Progress towards this important goal in 2020 includes:
- Adding topological transistors to the Institute of Electrical and Electronics Engineers (IEEE) International Roadmap for Devices and Systems
- Lodging two provisional patents: topological switching (Fuhrer Monash and Culcer UNSW), and superior thermoelectric materials (X Wang, University of Wollongong)

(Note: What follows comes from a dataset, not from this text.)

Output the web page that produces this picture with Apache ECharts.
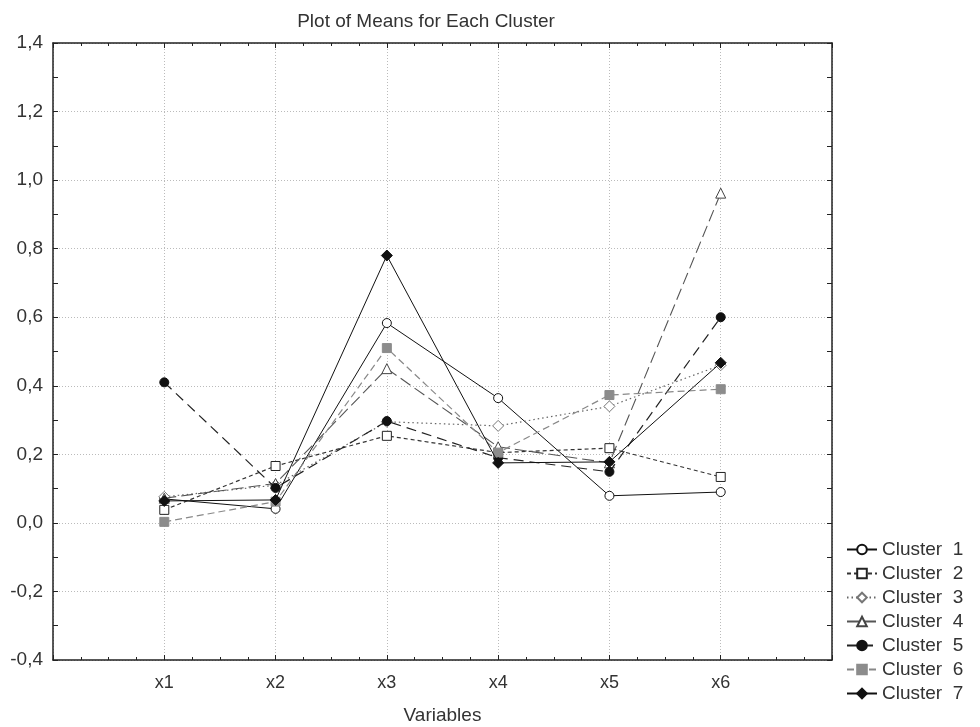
<!DOCTYPE html>
<html><head><meta charset="utf-8">
<script src="https://cdn.jsdelivr.net/npm/echarts@6/dist/echarts.min.js"></script>
<style>html,body{margin:0;padding:0;background:#fff}#c{width:980px;height:727px}</style>
</head><body><div id="c"></div>
<script>
const categories = ["x1","x2","x3","x4","x5","x6"];
const seriesNames = ["Cluster  1","Cluster  2","Cluster  3","Cluster  4","Cluster  5","Cluster  6","Cluster  7"];
const cluster1 = [0.070, 0.041, 0.583, 0.364, 0.079, 0.090];
const cluster2 = [0.038, 0.166, 0.254, 0.205, 0.218, 0.134];
const cluster3 = [0.076, 0.110, 0.295, 0.283, 0.340, 0.460];
const cluster4 = [0.072, 0.115, 0.450, 0.222, 0.175, 0.962];
const cluster5 = [0.410, 0.102, 0.297, 0.190, 0.149, 0.600];
const cluster6 = [0.003, 0.062, 0.510, 0.205, 0.373, 0.390];
const cluster7 = [0.064, 0.067, 0.780, 0.175, 0.178, 0.467];
const yTicks = [-0.4,-0.2,0,0.2,0.4,0.6,0.8,1.0,1.2,1.4];

const allValues = [cluster1,cluster2,cluster3,cluster4,cluster5,cluster6,cluster7];
const styles = [
  {symbol:'circle', fill:'#fff', stroke:'#111', line:'#111', type:'solid', w:1},
  {symbol:'rect', fill:'#fff', stroke:'#222', line:'#333', type:[4,3], w:1.2},
  {symbol:'diamond', fill:'#fff', stroke:'#777', line:'#666', type:[1.5,3], w:1.2},
  {symbol:'triangle', fill:'#fff', stroke:'#444', line:'#555', type:[12,5], w:1.1},
  {symbol:'circle', fill:'#111', stroke:'#111', line:'#222', type:[10,6], w:1.2},
  {symbol:'rect', fill:'#8c8c8c', stroke:'#8c8c8c', line:'#888', type:[7,4], w:1.2},
  {symbol:'diamond', fill:'#111', stroke:'#111', line:'#111', type:'solid', w:1}
];
const font = 'Liberation Sans, Arial, sans-serif';
const series = allValues.map((vals,i)=>({
  name: seriesNames[i],
  type: 'line',
  data: vals.map((v,j)=>[j+1, v]),
  symbol: styles[i].symbol,
  symbolSize: styles[i].symbol==='diamond'?11:(styles[i].symbol==='triangle'?10:9),
  showAllSymbol: true,
  itemStyle: {color: styles[i].fill, borderColor: styles[i].stroke, borderWidth: 1},
  lineStyle: {color: styles[i].line, type: styles[i].type, width: styles[i].w},
  emphasis: {disabled: true},
  z: 10 + i
}));
const chart = echarts.init(document.getElementById('c'), null, {renderer:'canvas'});
const axisLine = {show:true, onZero:false, lineStyle:{color:'#222', width:1.5}};
const tick = {show: true, inside: true, length: 5, lineStyle:{color:'#222'}};
chart.setOption({
  animation: false,
  backgroundColor: '#fff',
  title: {text: 'Plot of Means for Each Cluster', left: 421, top: 7, textAlign: 'center',
    textStyle: {fontFamily: font, fontSize: 19, fontWeight: 'normal', color: '#333'}},
  legend: {orient: 'vertical', left: 841, top: 535, itemWidth: 30, itemHeight: 12, itemGap: 5,
    textStyle: {fontFamily: font, fontSize: 19, color: '#333'},
    data: seriesNames},
  grid: {left: 53, right: 148, top: 43, bottom: 67, outerBoundsMode: 'none', containLabel: false},
  xAxis: [{
    type: 'value', min: 0, max: 7, interval: 1, position: 'bottom',
    name: 'Variables', nameLocation: 'middle', nameGap: 46,
    nameTextStyle: {fontFamily: font, fontSize: 19, color: '#333'},
    axisLine: axisLine, axisTick: tick,
    minorTick: {show: true, splitNumber: 4, length: 3, lineStyle:{color:'#222'}},
    axisLabel: {fontFamily: font, fontSize: 18, color: '#333', margin: 14,
      formatter: v => (v>=1 && v<=categories.length) ? categories[v-1] : ''},
    splitLine: {show: true, lineStyle: {color: '#bbb', type: [1,2]}},
  },{
    type: 'value', min: 0, max: 7, interval: 1, position: 'top',
    axisLine: axisLine, axisTick: tick,
    minorTick: {show: true, splitNumber: 4, length: 3, lineStyle:{color:'#222'}},
    axisLabel: {show: false}, splitLine: {show: false}
  }],
  yAxis: [{
    type: 'value', min: yTicks[0], max: yTicks[yTicks.length-1], interval: 0.2, position: 'left',
    axisLine: axisLine, axisTick: tick,
    minorTick: {show: true, splitNumber: 2, length: 5, lineStyle:{color:'#222'}},
    axisLabel: {fontFamily: font, fontSize: 19, color: '#333', margin: 10,
      formatter: v => (Math.round(v*10)/10).toFixed(1).replace('.', ',')},
    splitLine: {show: true, lineStyle: {color: '#bbb', type: [1,2]}}
  },{
    type: 'value', min: yTicks[0], max: yTicks[yTicks.length-1], interval: 0.2, position: 'right',
    axisLine: axisLine, axisTick: tick,
    minorTick: {show: true, splitNumber: 2, length: 5, lineStyle:{color:'#222'}},
    axisLabel: {show: false}, splitLine: {show: false}
  }],
  series: series
});
</script></body></html>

- Liquid-metals spin-off company initiated with FLEET investigators Prof Kourosh Kalantar-zadeh and Dr Torben Daeneke
- Seventeen interviews held as part of the Ascend program with semiconductor/low-energy electronics stakeholders, including industrial physicists and specialists in business development, commercialisation, energy usage in consumer electronics, sensor and piezoelectrics, opto-electronics, semiconductor industry, data centres (energy use, carbon considerations and heat management), nano-electronics, wireless semiconductor chipsets for systems and products, batteries and capacitors, and low-energy IOT
- Talk on future computing for the IEEE chapter in NSW
- Centre seminar by Prof Andrew Dzurak (UNSW) on commercialisation of university research
- Research translation talk at FLEET’s annual workshop.
FLEET-wide industry-engagement seminars in 2021 will start in March, kicking off with a talk by technology entrepreneur Dr Erol Harvey (Bionics Institute Australia, miniFAB).